Former Mayo footballer Alan Dillon remains a key figure for Ballintubber.
“What coaching should be like. I'm a qualified coach education tutor and an Award 2 coach as well, I got really involved in schools football and with the Galway Academy. I'm now 10 years involved with the Galway Academy, the work that is going on there is brilliant.”
“The structures are there now because there is so much information and education out there for people to get involved in coaching.
“In the GAA it is very important that if we want our players to keep playing GAA that the coaching must be right. That is what the aim of the coaching education programmes were to get people and to give them best practice. If young players get the best practice they will maximise their potential.
“That has always been the objective of coach education and coaching. That it is our role to maximise a players potential, that is what we try to do. We try to allow a player to be the best that they can be.”
Johnson is adamant that the strength of Gaelic Football continues to increase in the west with the Connacht counties all eager to make progress.
“It is just improving on a yearly basis and a lot of that has got to do with the people from the top down in Connacht GAA,” Johnson remarks. “It is hard work and spreading the word because Connacht is a smaller province.
“Galway as a county with the hurling and football means it should be all about proper communication. At the moment you want the structures there to allow players to play, and to allow players excel, to be the best that they can be.
“That is what we feel in Galway that the Academy has a good atmosphere, the environment we create and from a Galway point of view so many have gone on to represent their county.
“The main thing is that they enjoy playing, that is something is the key philosophy about what we are trying to do.”
It is also what Johnson has sought to do with Ballintubber where the progressive Mayo club remain a seriously competitive outfit. The Mayo SFC semi-final replay triumph over Castlebar Mitchels was a significant achievement putting Ballintubber back on the stage on which they craved to perform.
Prolific Ballintubber forward Cillian O'Connor.
“From where they were 12 months ago the goal was always from a players point of view was to get back into another County Final,” Johnson comments. “That was the first objective from the start to make up for last year's loss.
“Throughout the year with the structure of the calendar changing in Mayo with it being a set structure with the League played out when it was meant to.
“The club plan in Mayo this year was very well organised in terms of all League games being played. County players were unavailable at times, but by having a set plan when Championship was going to be it allowed us to plan and aim towards this time of year. That has been a massive thing for me in terms of the planning side.”
That Mayo were knocked out of the All Ireland Football Championship early had an impact, but Johnson simply wanted to ensure that the O’Connor brothers returned to the Ballintubber fold refreshed and rejuvenated.

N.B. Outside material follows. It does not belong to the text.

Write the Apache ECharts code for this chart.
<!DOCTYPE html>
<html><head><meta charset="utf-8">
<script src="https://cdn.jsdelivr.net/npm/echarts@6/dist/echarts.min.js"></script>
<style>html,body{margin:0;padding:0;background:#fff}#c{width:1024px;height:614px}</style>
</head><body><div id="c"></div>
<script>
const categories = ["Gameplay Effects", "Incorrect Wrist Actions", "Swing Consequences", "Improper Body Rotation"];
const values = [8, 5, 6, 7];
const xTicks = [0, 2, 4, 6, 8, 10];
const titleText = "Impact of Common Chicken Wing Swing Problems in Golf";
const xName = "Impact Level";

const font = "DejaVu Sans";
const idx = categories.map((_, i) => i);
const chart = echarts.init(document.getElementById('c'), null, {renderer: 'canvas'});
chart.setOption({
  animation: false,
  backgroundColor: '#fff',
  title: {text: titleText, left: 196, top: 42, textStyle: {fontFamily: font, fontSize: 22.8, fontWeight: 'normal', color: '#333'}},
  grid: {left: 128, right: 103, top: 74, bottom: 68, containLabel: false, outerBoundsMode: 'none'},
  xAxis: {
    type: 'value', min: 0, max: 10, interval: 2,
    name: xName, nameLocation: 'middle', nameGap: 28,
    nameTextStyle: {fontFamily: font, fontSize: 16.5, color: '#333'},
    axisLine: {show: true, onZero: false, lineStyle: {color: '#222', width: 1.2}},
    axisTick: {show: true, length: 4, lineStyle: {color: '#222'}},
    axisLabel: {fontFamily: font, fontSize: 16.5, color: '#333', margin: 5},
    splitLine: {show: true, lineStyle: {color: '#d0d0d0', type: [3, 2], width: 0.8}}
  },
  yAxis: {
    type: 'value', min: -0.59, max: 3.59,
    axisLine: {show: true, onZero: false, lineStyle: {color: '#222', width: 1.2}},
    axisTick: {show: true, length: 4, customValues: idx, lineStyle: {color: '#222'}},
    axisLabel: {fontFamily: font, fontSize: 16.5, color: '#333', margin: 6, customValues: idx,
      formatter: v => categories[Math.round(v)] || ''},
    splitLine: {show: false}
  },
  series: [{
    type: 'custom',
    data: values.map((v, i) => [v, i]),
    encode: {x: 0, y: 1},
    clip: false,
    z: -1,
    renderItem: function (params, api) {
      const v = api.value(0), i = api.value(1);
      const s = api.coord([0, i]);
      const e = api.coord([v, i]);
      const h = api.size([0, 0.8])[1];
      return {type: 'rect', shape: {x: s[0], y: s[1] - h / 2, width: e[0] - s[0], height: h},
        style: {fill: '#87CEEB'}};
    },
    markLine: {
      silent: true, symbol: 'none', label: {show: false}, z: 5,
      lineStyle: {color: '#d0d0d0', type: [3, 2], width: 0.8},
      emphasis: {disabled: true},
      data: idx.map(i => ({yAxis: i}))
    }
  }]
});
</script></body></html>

“I suppose when Mayo went out early we had two players involved, Cillian and Diarmuid, at the time and the most important thing was that the Championship dates didn't change,” Johnson says. “We knew from when Mayo went out we had maybe seven weeks and it was very important that some players got a break too going from inter-county to the club.
“Diarmuid went to America, he had his five or six weeks in America and he came back really fresh, he was playing good football.

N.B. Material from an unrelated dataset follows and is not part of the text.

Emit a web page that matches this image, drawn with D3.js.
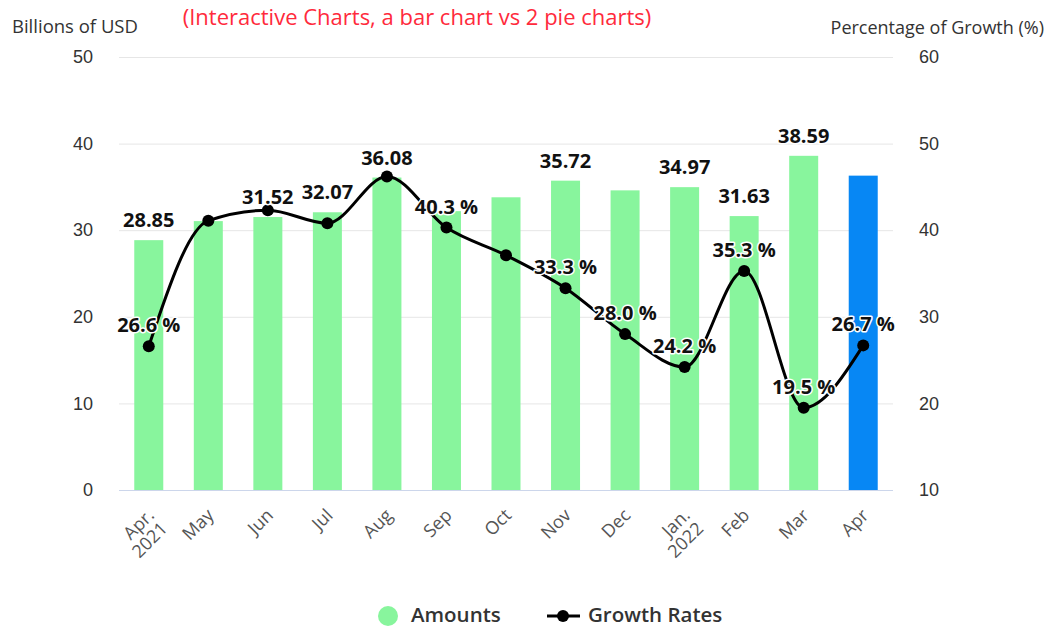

“Cillian had a couple of small injuries he had to get right so he went to get them right and came back really fresh. It was more about giving them time to get right rather than putting them straight out on the club scene. It was about timing and freshness, and that is what we did.”
A nice blend has been located in Ballintubber with established and emerging footballers producing under Johnson’s guidance. “There is a great balance in the team between experience and youth,” Johnson stresses. “That is very important in any successful team or in any team you work with.
“The likes of Alan Dillon, Cillian O'Connor, and Jason Gibbons, these are fantastic role models for the younger players like Jamsie Finnerty, Stephen O'Malley, and Ciaran Gavin. That is very important in any club, especially in a rural club like Ballintubber.”
On and off the field Ballintubber are busy building for the future with Johnson a central figure in their 2018 story.